Utility regulators reject $5 billion sale of Cleco, but battle may not be over yet _lowres

Advocate photo by MARK BALLARD -- Louisiana Public Service Commissioners Scott Angelle, left, and Eric Skrmetta, right, discuss a $4.9 billion bid by Australian and Canadian investors to buy Pineville-based utility Cleco. The Feb. 24 vote went against Cleco and the investors, who are seeking a rehearing.

The fight was intense and the vote went against them, but Cleco Corp. asked state regulators to revisit their decision and allow a coalition of Australian and Canadian investors to buy the Pineville-based utility for $4.9 billion.

The five-member Public Service Commission reported that representatives of Cleco and Macquarie Infrastructure and Real Assets, based in Sydney, Australia, have been reaching out to them for about a week. The transaction’s participants formalized their interests late Monday in filing for reconsideration of the PSC’s Feb. 24 decision rejecting the sale. The PSC posted the request on its website Tuesday.

“Applicants submit that the Commission’s vote was procedurally flawed and wrongly decided on the merits of the transaction,” wrote Alan C. Wolf, the New Orleans lawyers hired to represent Cleco Power LLC, which sells electricity to about 286,000 customers on the North Shore, in Acadiana and throughout central Louisiana.

Macquarie took the lead for a coalition of buyers that included British Columbia Investment Management Corporation and other investors.

“We believe this time will allow us the opportunity to address incorrect statements made during the February meeting and clearly explain why the proposed transaction is in the public interest,” Cleco and the investor group stated in a prepared statement.

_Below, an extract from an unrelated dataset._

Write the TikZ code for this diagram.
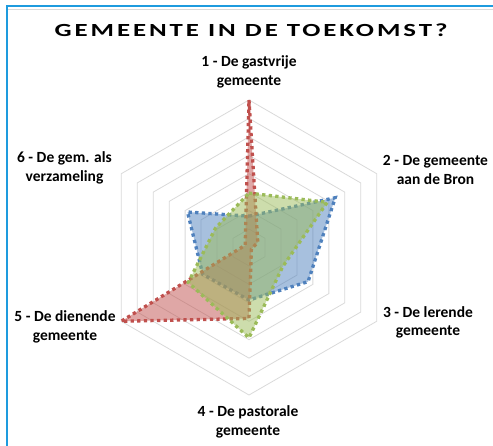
\documentclass[tikz,border=0pt]{standalone}
\usepackage{fontspec}
\setmainfont{Carlito}
\newfontfamily\titlefont[LetterSpace=11]{Carlito}
\usepackage{tikz}

\definecolor{framblue}{RGB}{30,155,222}
\definecolor{gridgray}{RGB}{217,217,217}
\definecolor{serblue}{RGB}{79,129,189}
\definecolor{serred}{RGB}{192,80,77}
\definecolor{sergreen}{RGB}{155,187,89}

\tikzset{
  axislabel/.style={align=center, font=\bfseries\fontsize{15.5}{18.5}\selectfont},
  ring/.style={draw=gridgray, line width=0.8pt},
  serie/.style={draw=#1, fill=#1, fill opacity=0.5, draw opacity=1,
    line width=3.3pt, dash pattern=on 3.3pt off 3.3pt}
}

\begin{document}
\begin{tikzpicture}[x=1pt,y=1pt]
  \useasboundingbox (0,0) rectangle (493,446);
  % frame
  \draw[gridgray, line width=0.6pt] (8,437) -- (493,437);
  \draw[framblue, line width=2pt] (7,0) -- (7,439.5) -- (493,439.5);
  \node (title) [anchor=base, xscale=1.45, transform shape] at (251,409.5)
    {\titlefont\bfseries\fontsize{18.5}{22}\selectfont GEMEENTE IN DE TOEKOMST?};

  \begin{scope}[shift={(249,198.5)}, x=18.44pt, y=18.44pt]
    % grid
    \foreach \r in {1,...,8}
      \draw[ring] (90:\r) -- (30:\r) -- (-30:\r) -- (-90:\r) -- (210:\r) -- (150:\r) -- cycle;
    % series
    \draw[serie=serblue] (90:1.7) -- (30:5.4) -- (-30:3.7) -- (-90:2.85) -- (210:2.9) -- (150:3.85) -- cycle;
    \draw[serie=serred] (90:8) -- (30:0.55) -- (-30:0.15) -- (-90:3.85) -- (210:8) -- (150:0.24) -- cycle;
    \draw[serie=sergreen] (90:2.95) -- (30:4.9) -- (-30:2.1) -- (-90:4.9) -- (210:3.8) -- (150:2.1) -- cycle;
  \end{scope}

  \node (lab1) [axislabel] at (249,374) {1 - De gastvrije\\gemeente};
  \node (lab2) [axislabel] at (435.5,276) {2 - De gemeente\\aan de Bron};
  \node (lab3) [axislabel] at (428,123.5) {3 - De lerende\\gemeente};
  \node (lab4) [axislabel] at (248,24) {4 - De pastorale\\gemeente};
  \node (lab5) [axislabel] at (65,119) {5 - De dienende\\gemeente};
  \node (lab6) [axislabel] at (64.5,278) {6 - De gem. als\\verzameling};
\end{tikzpicture}
\end{document}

The $4.9 billion deal would have been good for Cleco shareholders, who would have sold their stock at a 15 percent premium — about $55.37 per share. Cleco’s stock fell moments after the vote and was selling Tuesday at $46.42. The new company would be privately held, rather than owned by the holders of publicly traded stock.

But PSC Chairman Clyde Holloway, of Forest Hill, had concerns about a tax scheme that would have allowed the new owners of Cleco to pocket taxes collected as part of the monthly rates, rather than turning the proceeds over to state and federal authorities. (Cleco President Darren Olagues has testified that other utilities benefit from the tax break.) Holloway also didn’t like plans of the investors to resell the 80-year-old company after eight-to-10 years.

Much of the negotiations between the regulators and proponents of the sale took place behind closed doors. Much of the documentation was kept private — an administrative law judge eventually required some of information to be released publicly in a heavily redacted order — and the PSC has prohibited most of its staff from speaking to reporters.

But Cleco customers, employees and some shareholders held multiple town hall meetings to publicize issues they had with the transaction.

Holloway said a commissioner needs to sponsor Cleco’s request for rehearing to get it on the agenda for the panel’s March 16 meeting. At least three of the five commissioners would have to agree to a rehearing.

Holloway said it wasn’t going to be him.

“We had more than six and half hours of this,” Holloway said in an interview Tuesday. “We’ve reviewed thousands of pages of testimony. I think this thing has been thoroughly reviewed.”

Cleco and the Macquarie partners did sweeten their offer but the changes were very minor, he said.

“There’s no doubt about one thing, I’m going to vote no and I’m going to fight it with every ounce in my body,” Holloway said.

Cleco and Macquarie contend their side was short shrifted in the seven-hour February hearing. Andrew M. Chapman, the managing director of Macquarie Infrastructure Management (USA) Inc., complained that he was given only about 30 minutes to speak during a seven-hour hearing that featured opponent after opponent criticizing the sale.

During the hearing, PSC Commissioner Scott Angelle, of Breaux Bridge, moved to delay a decision based on the contention that the buyers and sellers didn’t have adequate opportunity to rebut some of opponents’ testimony.

But the motion failed when only two commissioners – he and Eric Skrmetta, of Metairie, the two who most aggressively questioned opponents — voted to delay. As the overcrowded hearing room erupted in applause and shouts, Holloway quickly called to reject the transaction. Neither Angelle nor Skrmetta objected.

Casey DeMoss, who heads the New Orleans-based consumer group Alliance for Affordable Energy, pointed out that the sale’s proponents testified all morning at the hearing and opponents got the afternoon. Chapman’s testimony may have been truncated, but his partners in the transaction got plenty of time to speak.

“We’ll be filing a motion to oppose (the rehearing) on Wednesday,” DeMoss said, adding that, though Angelle and Skrmetta made their support for the transaction clear, the actual vote to reject was unanimous. The Alliance’s lawyers interpret PSC rules and precedents as not allowing the rehearing of issues that are decided unanimously.